Put the dough in a bowl, cover with plastic wrap, and allow the dough to rise in a warm place (between 80°F and 85°F or 27-29°C).
After 8 hours the starter dough should be bubbly, soft and sticky, and springy.
The second-stage starter
– The first-stage starter (above)
– 1/4 cup (60g) warm water (same temps as above)
– 3/4 cup (94-105g) unbleached all-purpose flour
Make this second sponge like the first. Rise for 4 hours in a warm environment (same temp as above). It should more than double.
After the rise, the sponge, when stretched, will show long, lacy strands of gluten and smell sweet and yeasty, even though no yeast has been added. Chill the risen sponge for at least 1 hour, but no more than 8 hours, before proceeding.
The final dough
– 1 1/4 cups (296g) cool water (about 78°F or 25°C)

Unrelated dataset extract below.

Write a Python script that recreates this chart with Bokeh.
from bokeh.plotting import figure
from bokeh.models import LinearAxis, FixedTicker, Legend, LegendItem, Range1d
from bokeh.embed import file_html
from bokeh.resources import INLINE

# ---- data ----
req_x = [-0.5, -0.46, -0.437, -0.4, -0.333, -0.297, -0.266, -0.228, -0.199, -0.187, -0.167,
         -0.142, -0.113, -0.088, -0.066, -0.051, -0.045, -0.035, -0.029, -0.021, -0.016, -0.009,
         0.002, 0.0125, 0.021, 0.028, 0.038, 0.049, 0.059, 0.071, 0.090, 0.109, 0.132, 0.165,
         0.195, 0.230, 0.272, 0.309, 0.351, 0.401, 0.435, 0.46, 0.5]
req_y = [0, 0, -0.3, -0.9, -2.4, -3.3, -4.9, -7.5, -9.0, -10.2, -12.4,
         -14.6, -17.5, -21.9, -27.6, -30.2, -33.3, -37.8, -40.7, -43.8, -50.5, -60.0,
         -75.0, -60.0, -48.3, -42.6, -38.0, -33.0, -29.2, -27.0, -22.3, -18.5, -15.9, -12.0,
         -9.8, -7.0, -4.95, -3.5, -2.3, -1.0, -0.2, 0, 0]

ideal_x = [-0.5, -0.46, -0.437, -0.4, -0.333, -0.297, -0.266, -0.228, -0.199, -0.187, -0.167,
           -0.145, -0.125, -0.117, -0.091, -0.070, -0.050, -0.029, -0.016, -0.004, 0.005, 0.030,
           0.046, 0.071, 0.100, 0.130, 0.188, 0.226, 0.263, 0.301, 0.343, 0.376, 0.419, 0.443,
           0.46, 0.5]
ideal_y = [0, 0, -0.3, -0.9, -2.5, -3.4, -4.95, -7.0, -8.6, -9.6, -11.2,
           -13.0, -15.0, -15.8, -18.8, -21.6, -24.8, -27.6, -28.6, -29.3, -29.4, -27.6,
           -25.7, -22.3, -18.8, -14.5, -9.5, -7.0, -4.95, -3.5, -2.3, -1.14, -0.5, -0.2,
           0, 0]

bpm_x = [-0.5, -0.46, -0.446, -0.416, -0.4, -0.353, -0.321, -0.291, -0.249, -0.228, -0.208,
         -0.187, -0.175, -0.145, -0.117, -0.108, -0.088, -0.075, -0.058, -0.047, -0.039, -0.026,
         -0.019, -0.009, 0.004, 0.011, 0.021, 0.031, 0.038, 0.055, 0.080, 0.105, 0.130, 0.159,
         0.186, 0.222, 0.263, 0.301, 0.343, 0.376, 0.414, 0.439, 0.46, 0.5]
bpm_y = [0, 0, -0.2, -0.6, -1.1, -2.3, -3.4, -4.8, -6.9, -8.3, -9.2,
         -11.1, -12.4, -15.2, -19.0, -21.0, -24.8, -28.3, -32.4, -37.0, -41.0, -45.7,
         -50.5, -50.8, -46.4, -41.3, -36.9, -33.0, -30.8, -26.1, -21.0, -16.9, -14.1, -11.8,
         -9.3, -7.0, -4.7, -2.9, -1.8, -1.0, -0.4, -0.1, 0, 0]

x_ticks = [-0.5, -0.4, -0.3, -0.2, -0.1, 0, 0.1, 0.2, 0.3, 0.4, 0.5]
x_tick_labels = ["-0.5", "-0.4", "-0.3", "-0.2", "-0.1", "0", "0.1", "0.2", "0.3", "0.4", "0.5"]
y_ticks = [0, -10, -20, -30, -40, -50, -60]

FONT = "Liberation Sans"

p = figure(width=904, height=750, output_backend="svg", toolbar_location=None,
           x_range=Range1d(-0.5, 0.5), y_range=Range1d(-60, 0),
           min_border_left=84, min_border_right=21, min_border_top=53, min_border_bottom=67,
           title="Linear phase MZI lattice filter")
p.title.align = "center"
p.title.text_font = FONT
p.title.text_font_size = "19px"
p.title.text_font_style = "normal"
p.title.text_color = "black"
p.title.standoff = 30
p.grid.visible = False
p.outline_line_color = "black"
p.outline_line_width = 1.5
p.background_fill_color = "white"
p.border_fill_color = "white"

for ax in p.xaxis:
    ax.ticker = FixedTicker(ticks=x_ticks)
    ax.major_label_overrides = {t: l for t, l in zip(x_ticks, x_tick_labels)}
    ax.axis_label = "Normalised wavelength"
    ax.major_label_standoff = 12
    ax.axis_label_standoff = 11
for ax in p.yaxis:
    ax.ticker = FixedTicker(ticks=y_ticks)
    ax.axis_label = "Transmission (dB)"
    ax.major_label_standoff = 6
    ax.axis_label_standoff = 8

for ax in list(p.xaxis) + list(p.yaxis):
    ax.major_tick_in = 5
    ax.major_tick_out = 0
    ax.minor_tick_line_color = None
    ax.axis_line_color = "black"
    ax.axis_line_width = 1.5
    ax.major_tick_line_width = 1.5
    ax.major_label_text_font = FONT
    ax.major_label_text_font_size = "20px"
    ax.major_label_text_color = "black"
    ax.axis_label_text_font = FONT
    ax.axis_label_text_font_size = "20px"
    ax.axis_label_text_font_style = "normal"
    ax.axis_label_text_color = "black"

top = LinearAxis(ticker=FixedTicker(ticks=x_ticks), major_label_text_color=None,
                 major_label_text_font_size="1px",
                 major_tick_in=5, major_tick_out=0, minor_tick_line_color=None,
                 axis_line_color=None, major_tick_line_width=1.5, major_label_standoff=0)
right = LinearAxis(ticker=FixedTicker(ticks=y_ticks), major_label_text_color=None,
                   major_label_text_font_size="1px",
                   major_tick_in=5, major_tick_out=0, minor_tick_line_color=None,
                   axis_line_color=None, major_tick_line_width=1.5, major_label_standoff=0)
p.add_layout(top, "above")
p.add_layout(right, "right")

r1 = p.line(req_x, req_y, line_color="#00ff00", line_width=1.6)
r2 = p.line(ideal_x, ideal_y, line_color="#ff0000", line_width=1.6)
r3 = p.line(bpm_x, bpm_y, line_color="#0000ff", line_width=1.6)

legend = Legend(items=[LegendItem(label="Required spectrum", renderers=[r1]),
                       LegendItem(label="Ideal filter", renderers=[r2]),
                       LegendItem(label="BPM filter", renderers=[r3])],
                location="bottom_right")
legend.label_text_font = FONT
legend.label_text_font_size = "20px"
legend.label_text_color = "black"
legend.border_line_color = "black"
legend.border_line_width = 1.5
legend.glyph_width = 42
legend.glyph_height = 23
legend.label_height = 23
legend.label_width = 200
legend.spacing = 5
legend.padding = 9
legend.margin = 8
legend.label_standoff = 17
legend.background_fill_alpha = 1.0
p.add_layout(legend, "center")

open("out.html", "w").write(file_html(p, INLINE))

– 1/2 tspn SAF instant yeast (not rapid rise) or 3/4 tspn active dry yeast
– The second-stage starter (above)
– 3 1/3 cups (416-466g) unbleached all-purpose flour
– 1 TB (12-13g) kosher salt
You are advised to use a stand mixer here. Put the water into the bowl of the mixer [hold back a little water to add at the same time as the salt later] sprinkle the yeast, and stir by hand to mix. Deflate the second stage starter, break it into pieces, add it to the bowl and allow it to soften for 5 min. Add the flour, pulse the machine on and off so the flour doesn’t fly out, mix on low-speed until flour is incorporated then let the dough rest for 10 minutes to give the flour time to absorb the water.
With the machine running at low-speed, add the left-over water and sprinkle the salt onto the dough. Increase speed to medium high and mix and knead the dough for 5 to 8 minutes. The dough will be very soft and moist and may ride up the hook. Push the dough down periodically.
Transfer the dough to a clean bowl, cover with plastic wrap, and allow to rest in a warm place (between 80°F and 85°F or 27-29°C) for about 1 1/2 hours. The dough will probably double in bulk and it should have a network of bubbles visible under the surface.
Final rise. Fold the dough down on itself a few times, without punching down, in order to redistribute the yeast, then cover again and let rise for 45 minutes.
“After this last rise, you must shape and bake the dough. If you refrigerate the dough now, or do anything else to retard it, you will have a sourdough bread, which is not what this dough is meant to be.”
Shaping: Shape into loaves and let rise on heavily floured towels for 1 ½ hours.
Baking: If you have divided the dough into four baguettes (or mutant baguettes) as I did, preheat and prepare the oven with a baking stone and a heavy cast-iron skillet on the bottom of the oven. Shortly before baking pour a cup of water into the skillet and close the oven door. Bake the loaves on the stone for 20 minutes. Remove when the internal temperature is 200F and cool.
Pretzels
1 package active dry yeast
1 1/2 cups warm water
1 teaspoon salt
1 teaspoon sugar
3 1/2-4 cups all-purpose flour
1 egg, beaten
Coarse salt
Dissolve yeast in warm water in a large mixing bowl. Stir in 1 teaspoon salt, the 1 teaspoon sugar and 2 cups of the flour. Beat until smooth. Stir in enough remaining flour to make the dough easy to handle. Turn the dough onto a lightly floured surface and knead for 5 minutes, Place in a greased bowl, cover and let rise for 45-60 minutes or until double.
Heat oven to 425F. Punch down dough and cut into 16 equal parts. Roll each piece into a 18 inch long rope. Twist each rope into a pretzel shape. Place on a greased baking sheet. brush pretzels with beaten egg and sprinkle with coarse salt.
Bake until pretzels are brown 15-20 minutes. Cool on a wire rack.